For the Bara, Analavelona is not a resource to be emptied but a presence to be respected. The forest - known locally as Alandraza Analavelo, or Agnalavelo - carries deep social and cultural meaning, and that reverence has done real work. Because the Bara regard the woods as the dwelling of ancestral spirits, the trees have been protected by custom long before any law was written, a living example of how belief can become conservation. The forest still provides timber, food, and other goods, but it is taken from with care. For more than a decade, a community-based management program supported by the Missouri Botanical Garden's Madagascar Conservation Program has worked alongside local people, building on a stewardship that was already there rather than imposing one from outside.
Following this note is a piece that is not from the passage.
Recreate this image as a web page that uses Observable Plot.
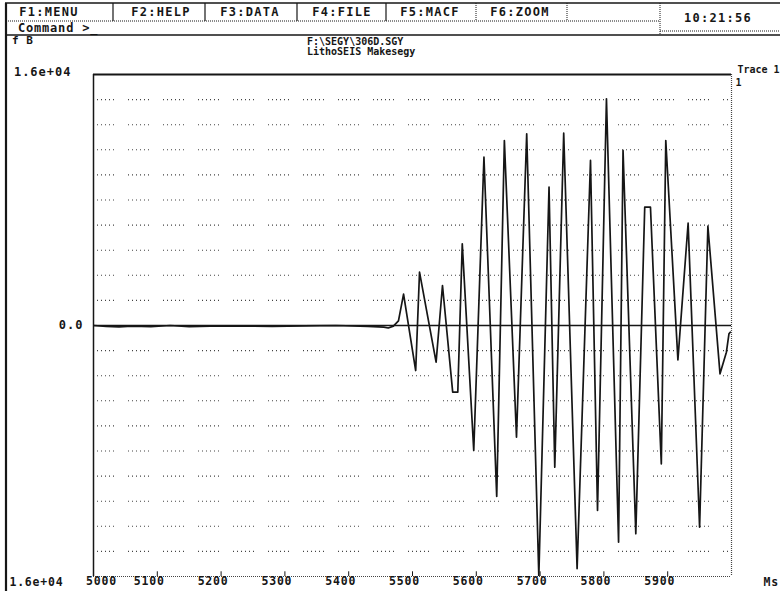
<!DOCTYPE html>
<html><head><meta charset="utf-8">
<script src="https://cdn.jsdelivr.net/npm/d3@7"></script>
<script src="https://cdn.jsdelivr.net/npm/@observablehq/plot@0.6"></script>
<style>
html,body{margin:0;padding:0;background:#fff;}
svg text{letter-spacing:1px;}
svg g[font-size="11.5"] text{letter-spacing:0.8px;}
svg g[font-size="10"] text{letter-spacing:0px;}
</style></head><body>
<script>
// ---- data ----
const traceMs  = [5000,5020,5040,5060,5090,5120,5150,5200,5280,5330,5380,5430,5455,5462,5470,5478,
  5486,5505,5511,5537,5547,5563,5571,5578,5596,5612,5632,5644,5663,5679,5698,5714,5723,5737,5758,
  5779,5790,5804,5823,5830,5850,5864,5873,5890,5897,5916,5932,5950,5963,5982,5992,5996,5998];
const traceAmp = [0,-60,-90,-40,-80,0,-70,-20,-60,-20,0,-60,-100,-160,-40,300,
  2000,-2870,3400,-2340,2550,-4250,-4250,5210,-7970,10730,-10900,11790,-7120,12220,-16000,8820,-9030,12260,-15500,
  10520,-11790,14450,-13810,11160,-13280,7540,7540,-8820,11790,-2190,6520,-12860,6330,-3080,-1700,-530,-430];
const gridAmp = [14400,12800,11200,9600,8000,6400,4800,3200,1600,-1600,-3200,-4800,-6400,-8000,-9600,-11200,-12800,-14400];
const xTickMs = [5000,5100,5200,5300,5400,5500,5600,5700,5800,5900];
const xTickLabels = ["5000","5100","5200","5300","5400","5500","5600","5700","5800","5900"];
const yTickAmp = [16000,0,-16000];
const yTickLabels = ["1.6e+04","0.0","1.6e+04"];
const menuLabels = ["F1:MENU","F2:HELP","F3:DATA","F4:FILE","F5:MACF","F6:ZOOM"];
const clockText = "10:21:56";
const commandText = "Command >_";
const cornerText = "f B";
const titleLines = ["F:\\SEGY\\306D.SGY","LithoSEIS Makesegy"];
const traceLabel = "Trace 1";
const traceNumber = "1";
const unitLabel = "Ms";

const trace = traceMs.map((t,i)=>({t, v: traceAmp[i]}));
const xRows = xTickMs.map((t,i)=>({t, label: xTickLabels[i]}));
const yRows = yTickAmp.map((v,i)=>({v, label: yTickLabels[i]}));

const ink = "#161616";
const chart = Plot.plot({
  width: 780, height: 591,
  marginLeft: 93, marginRight: 49, marginTop: 74, marginBottom: 15,
  x: {domain: [5000, 6000], axis: null},
  y: {domain: [-16000, 16000], axis: null},
  style: {fontFamily: "DejaVu Sans Mono, monospace", fontWeight: "bold", background: "#fff", color: ink, overflow: "visible"},
  marks: [
    Plot.ruleY(gridAmp, {stroke: "#444", strokeWidth: 1.1, strokeDasharray: "1,3,1,3,1,3,1,3,1,3,1,14"}),
    Plot.ruleY([0], {stroke: ink, strokeWidth: 1.6}),
    Plot.line(trace, {x: "t", y: "v", stroke: ink, strokeWidth: 1.7, clip: true}),
    Plot.ruleY([16000], {stroke: ink, strokeWidth: 2}),
    Plot.ruleX([5000], {stroke: ink, strokeWidth: 1.5}),
    Plot.ruleX([6000], {stroke: "#444", strokeWidth: 1.2, strokeDasharray: "1,1"}),
    Plot.ruleY([-16000], {stroke: "#444", strokeWidth: 1.2, strokeDasharray: "1,1"}),
    Plot.ruleX(xTickMs.slice(1), {y1: -16000, y2: -15700, stroke: ink, strokeWidth: 1}),
    Plot.text(yRows.slice(0,1), {y: "v", text: "label", frameAnchor: "left", textAnchor: "end", dx: -22, dy: -2, fontSize: 12, fill: ink}),
    Plot.text(yRows.slice(1,2), {y: "v", text: "label", frameAnchor: "left", textAnchor: "end", dx: -10, fontSize: 12, fill: ink}),
    Plot.text(yRows.slice(2), {y: "v", text: "label", frameAnchor: "left", textAnchor: "end", dx: -30, dy: 6, fontSize: 11.5, fill: ink}),
    Plot.text(xRows.slice(1), {x: "t", text: "label", frameAnchor: "bottom", dx: -8, dy: 8, fontSize: 11.5, fill: ink}),
    Plot.text(xRows.slice(0,1), {x: "t", text: "label", frameAnchor: "bottom", dx: 8, dy: 8, fontSize: 11.5, fill: ink}),
    Plot.text([unitLabel], {frameAnchor: "bottom-right", textAnchor: "start", dx: 32, dy: 9, fontSize: 11.5, fill: ink}),
    Plot.text([traceLabel], {frameAnchor: "top-right", textAnchor: "start", dx: 6, dy: -9, fontSize: 10, fill: ink}),
    Plot.text([traceNumber], {frameAnchor: "top-right", textAnchor: "start", dx: 4, dy: 4, fontSize: 10, fill: ink})
  ]
});
document.body.appendChild(chart);

// ---- screen header (menu bar, titles) ----
const svg = d3.select(chart);
const g = svg.append("g").attr("font-family", "DejaVu Sans Mono, monospace").attr("font-weight", "bold")
  .attr("font-size", 12).attr("fill", ink).attr("text-anchor", "start");
const line = (x1,y1,x2,y2,w,dash) => g.append("line").attr("x1",x1).attr("y1",y1).attr("x2",x2).attr("y2",y2)
  .attr("stroke", ink).attr("stroke-width", w).attr("stroke-dasharray", dash || null);
line(5,3,780,3,1.5);
line(6,3,6,591,2.2);
line(6,21,660,21,1,"1,1");
line(6,35,780,35,1.5);
line(660,31,780,31,1,"1,1");
const sepX = [113,205,297,386,476,567,660];
sepX.forEach((x,i)=> line(x,3,x, i===6?35:21, i<4?1.2:1, i<4?null:"1,1"));
const centers = [49,161,250,342,430,520];
const tx = (x,y,s,anchor,size,ls) => g.append("text").attr("x",x).attr("y",y).attr("dy","0.35em")
  .attr("text-anchor",anchor).attr("font-size",size).style("letter-spacing",ls+"px").text(s);
menuLabels.forEach((s,i)=> tx(centers[i],12,s,"middle",12,1.3));
tx(718,18,clockText,"middle",12,1.3);
tx(18,28,commandText,"start",12,0.8);
tx(12,40,cornerText,"start",11,0.5);
titleLines.forEach((s,i)=> tx(307,41+i*10.5,s,"start",10,0));
</script>
</body></html>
Tradition guarded Analavelona for generations; the state eventually followed. The government of Madagascar first classified the forest, and then, on 28 April 2015, granted it formal protection as a natural monument - the Monument Naturel de la Foret Sacree Alandraza Analavelo, the Alandraza Analavelo Sacred Forest Natural Monument, covering 44.87 square kilometers. The name itself is an acknowledgment: the official designation enshrines the word sacred, conceding what the Bara have always maintained. The massif is now recognized as an Important Bird Area, a refuge of rare species, and a protected landscape. But its truest description remains the oldest one - a forest in the sky, kept alive by clouds and by the people who have always believed it was worth keeping.
Analavelona stands at 22.75 degrees S, 44.17 degrees E in the Sakaraha District of Madagascar's Atsimo-Andrefana region, west-northwest of the town of Sakaraha. It is an exceptional visual landmark: a dark, forested massif rising abruptly from a pale, arid peneplain, its wooded crown often capped or skirted by cloud while the surrounding plains stay clear. The highest point, Mitsinjoriake, reaches 1,325 meters. Best viewed at lower altitudes in clear conditions, when the contrast between the green summit forest and the brown lowlands is most dramatic. The nearest significant airport is Toliara Airport (ICAO: FMST) to the southwest, with national connections through Antananarivo's Ivato International Airport (ICAO: FMMI). Note that orographic cloud frequently shrouds the upper slopes even when the lowlands are clear.